Urban outfitters: They have such a well designed and consistent website and style throughout, bespoke typography and a clean cut composition. It's easy to navigate and remains quite simple and I think that is where it's success lies. Plus I really like the full screen images on the home/flash page, grabs attention quickly and sets the mood for the rest of the website.

American Vintage: Again quite simple but with a totally different style to UO's website, really clean professional images on the home page that automatically change. Similar browsing to UO as well in terms of layout of products. Not too sure about the typography though, quite lifeless.

Beyond retro: Immediately you have a sense of theme to the company from the start. They have a clear and tailored aesthetic and it echoes the brand and the products they sell. When you start to deconstruct it however it's quite simple which is good as it lets the clothes have a voice and the surrounding illustration when browsing the collection is brilliant it continues the theme but not intrusively.

My Vintage: A really plain and lifeless layout to the site, predictable navigation too predictable maybe. I do appreciate the photography though, it holds everything together and saves the website from being a complete fail.

Adore Vintage: stripped back minimal website which allows the content to shine, again good photography and even though the clothing is displayed on mannequins they're done quite well. And the homepage/flash page is fantastic, a really impressive vintage feel.

Vintage kit: I only put this one in because I enjoyed the illustrations, it's mainly a children's vintage apparel store but the theme is pretty cool and relevant to the nostalgia of the shop.

Peekaboo: Great 1st image, straight away theres a stylistic feel to the site and a professionalism which makes you take the store seriously. standard rows of images for browsing the collection but it's successful as the images are only positioned 3 across and are larger than most other sites. 

Style and the City: The only redeeming quality of this website are the photographs that greet you on first look, the back drop is plain and soulless and the typography is awful plus the photographs of the clothes though better than blue rinse photographs are still poor.

The Packhouse: Though not an apparel store I put the Packhouse in because it was stylistically interesting, minimal and I like the nostalgic and ages feel to the photography used.

Monday, 7 November 2011

James Langdon

James Langdon's bespoke typeface for Support Structures is such a well designed and relevant visualization of the content in the book, which happens to be art installations where the artist has deconstructed a cube. It's made me think about the theme transformation which I've started to explore and how and object can transform into typography through manipulation.

Visual Editions - Tree of codes


I've started looking into how a publication can be visual and not use images. Joe Gilmore showed me this amazing publisher Visual Editions who believe "that books should be as visually interesting as the stories they tell" and this book is the perfect example of that. Each page had been die cut to reveal the right sequence of words to tell a story. It gives me something to think about in relation to the format of the publication and how it interacts with the content. 
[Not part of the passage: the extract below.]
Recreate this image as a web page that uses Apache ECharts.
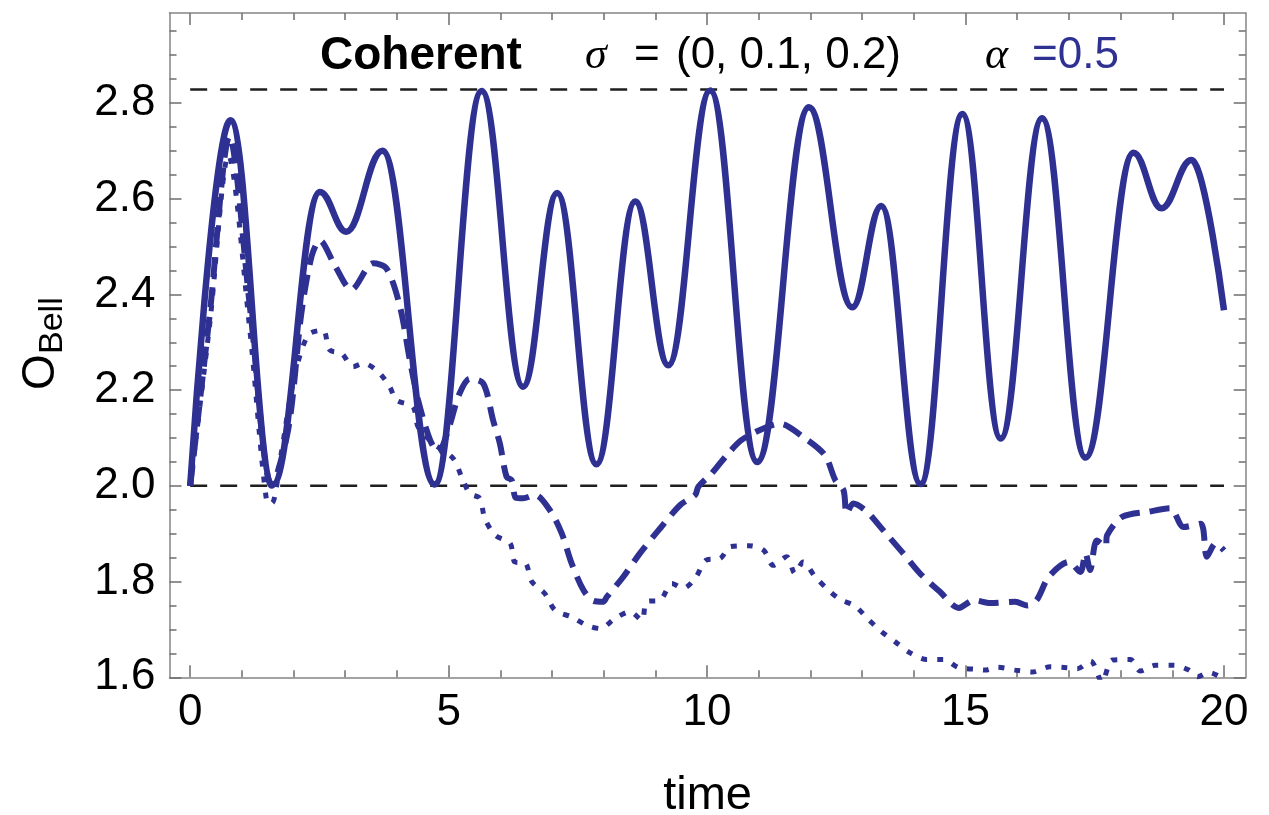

Wednesday, 2 November 2011

Linefeed Reading List

Linefeed Reading List—October 2011 from Michael Bojkowski on Vimeo.

This was a great find and and an even better watch,
seeing magazines in depth that I probably wouldn't
of ever picked up gave me a new perspective on
magazine design and format.

A really smart publication featuring some good examples of how I could possibly layout the type, I especially like the display type on the left with the adjacent page having more of a magazine style layout.

This is a good example of a strong typographic zine cover, I like how the type sits on the right hand side and how the designer has arranged the words to create a narrower column. With my zine I'm going to try and design it solely using type with no image, which I hope I can pull off but I plan to apply colours and artefacts to support the typography.